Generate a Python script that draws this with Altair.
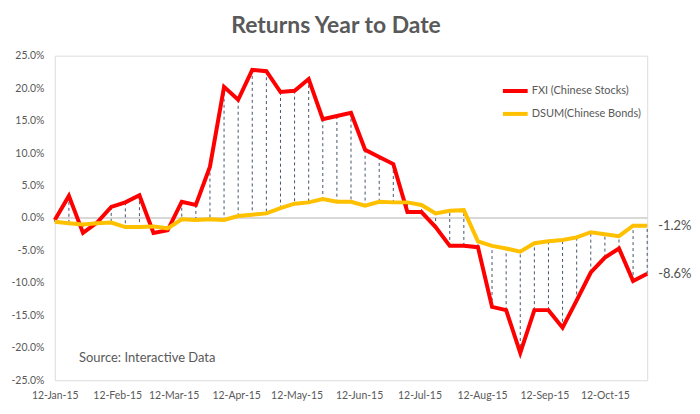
import altair as alt
import pandas as pd

# ---- data (weekly, % year-to-date) ----
dates = pd.date_range("2015-01-12", periods=43, freq="7D")
fxi_pct = [-0.3, 3.4, -2.3, -0.7, 1.7, 2.4, 3.5, -2.3, -1.9, 2.5, 2.0, 7.9,
           20.2, 18.2, 22.8, 22.6, 19.4, 19.6, 21.4, 15.2, 15.7, 16.2, 10.5,
           9.4, 8.3, 0.9, 0.9, -1.4, -4.3, -4.3, -4.5, -13.7, -14.2, -20.8,
           -14.2, -14.2, -16.9, -12.7, -8.4, -6.1, -4.7, -9.7, -8.6]
dsum_pct = [-0.6, -0.8, -1.0, -0.8, -0.7, -1.4, -1.4, -1.3, -1.6, -0.2, -0.3,
            -0.2, -0.3, 0.3, 0.5, 0.7, 1.5, 2.2, 2.4, 2.9, 2.5, 2.5, 1.9, 2.5,
            2.4, 2.4, 2.0, 0.7, 1.1, 1.2, -3.6, -4.3, -4.7, -5.2, -3.9, -3.6,
            -3.4, -3.0, -2.2, -2.5, -2.8, -1.2, -1.2]
series_names = ["FXI (Chinese Stocks)", "DSUM(Chinese Bonds)"]
series_colors = ["#FF0000", "#FFC000"]
y_ticks = [-0.25, -0.20, -0.15, -0.10, -0.05, 0.0, 0.05, 0.10, 0.15, 0.20, 0.25]
x_tick_months = [1, 2, 3, 4, 5, 6, 7, 8, 9, 10]
title_text = "Returns Year to Date"
source_text = "Source: Interactive Data"

FONT = "Lato"
GREY = "#595959"

long_df = pd.DataFrame({
    "date": list(dates) * 2,
    "value": [v / 100 for v in fxi_pct] + [v / 100 for v in dsum_pct],
    "series": [series_names[0]] * len(dates) + [series_names[1]] * len(dates),
})
wide_df = pd.DataFrame({
    "date": dates,
    "fxi": [v / 100 for v in fxi_pct],
    "dsum": [v / 100 for v in dsum_pct],
})
end_df = pd.DataFrame({
    "date": [dates[-1], dates[-1]],
    "value": [dsum_pct[-1] / 100, fxi_pct[-1] / 100],
    "label": [f"{dsum_pct[-1]:.1f}%", f"{fxi_pct[-1]:.1f}%"],
})
source_df = pd.DataFrame({"date": [pd.Timestamp("2015-01-24")], "value": [-0.216],
                          "label": [source_text]})

x_scale = alt.Scale(domain=[alt.DateTime(year=2015, month=1, date=12),
                            alt.DateTime(year=2015, month=11, date=2)], nice=False)
y_scale = alt.Scale(domain=[-0.25, 0.25], nice=False)

x_axis = alt.Axis(values=[alt.DateTime(year=2015, month=m, date=12) for m in x_tick_months],
                  format="%d-%b-%y", labelFont=FONT, labelFontSize=10.5, labelColor=GREY,
                  domain=False, ticks=False, grid=False, labelPadding=10, title=None,
                  labelOverlap=False, labelFlush=False)
y_axis = alt.Axis(values=y_ticks,
                  labelExpr="(datum.value < -0.0001 ? '-' : '') + format(abs(datum.value), '.1%')",
                  labelFont=FONT, labelFontSize=10.5, labelColor=GREY, labelOverlap=False,
                  labelFlush=False,
                  domain=False, ticks=False, grid=False, labelPadding=11, title=None)

base = alt.Chart(long_df)

zero = alt.Chart(wide_df).mark_rule(color="#D9D9D9", strokeWidth=1).encode(
    y=alt.datum(0, type="quantitative", scale=y_scale, axis=y_axis)
)

drops = alt.Chart(wide_df).mark_rule(color="#44546A", strokeWidth=1, strokeDash=[3, 3]).encode(
    x=alt.X("date:T", scale=x_scale, axis=x_axis),
    y=alt.Y("fxi:Q", scale=y_scale, axis=y_axis),
    y2="dsum:Q",
)

lines = base.mark_line(strokeWidth=4, strokeJoin="miter").encode(
    x=alt.X("date:T", scale=x_scale, axis=x_axis),
    y=alt.Y("value:Q", scale=y_scale, axis=y_axis),
    color=alt.Color("series:N",
                    scale=alt.Scale(domain=series_names, range=series_colors),
                    sort=series_names,
                    legend=alt.Legend(title=None, orient="none", legendX=448, legendY=21,
                                      symbolType="stroke", symbolSize=620, symbolStrokeWidth=4,
                                      labelFont=FONT, labelFontSize=11, labelColor=GREY,
                                      labelOffset=2, rowPadding=0)),
    order=alt.Order("date:T"),
)

end_labels = alt.Chart(end_df).mark_text(align="left", baseline="middle", dx=11,
                                         font=FONT, fontSize=13, color="#505050").encode(
    x=alt.X("date:T", scale=x_scale, axis=x_axis),
    y=alt.Y("value:Q", scale=y_scale, axis=y_axis),
    text="label:N",
)

source = alt.Chart(source_df).mark_text(align="left", baseline="middle",
                                        font=FONT, fontSize=13, color=GREY).encode(
    x=alt.X("date:T", scale=x_scale, axis=x_axis),
    y=alt.Y("value:Q", scale=y_scale, axis=y_axis),
    text="label:N",
)

chart = alt.layer(zero, drops, lines, end_labels, source).properties(
    width=595,
    height=326,
    padding={"left": 47, "top": 47, "right": 45, "bottom": 25},
    autosize=alt.AutoSizeParams(type="none"),
    title=alt.TitleParams(title_text, font=FONT, fontSize=23, fontWeight="bold",
                          color=GREY, anchor="middle", offset=13, dx=-15),
).configure_view(stroke=None).configure(background="white").configure_axis(
    labelOverlap=False
)

chart.save("out.html", embed_options={"renderer": "svg", "actions": False})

■ SHORT PROBLEM
Set the lines above down again, word for word, from the first through the one containing "import pandas as pd"; pictures excluded.

■ ANSWER FOR THIS EXERCISE
Generate a Python script that draws this with Altair.
import altair as alt
import pandas as pd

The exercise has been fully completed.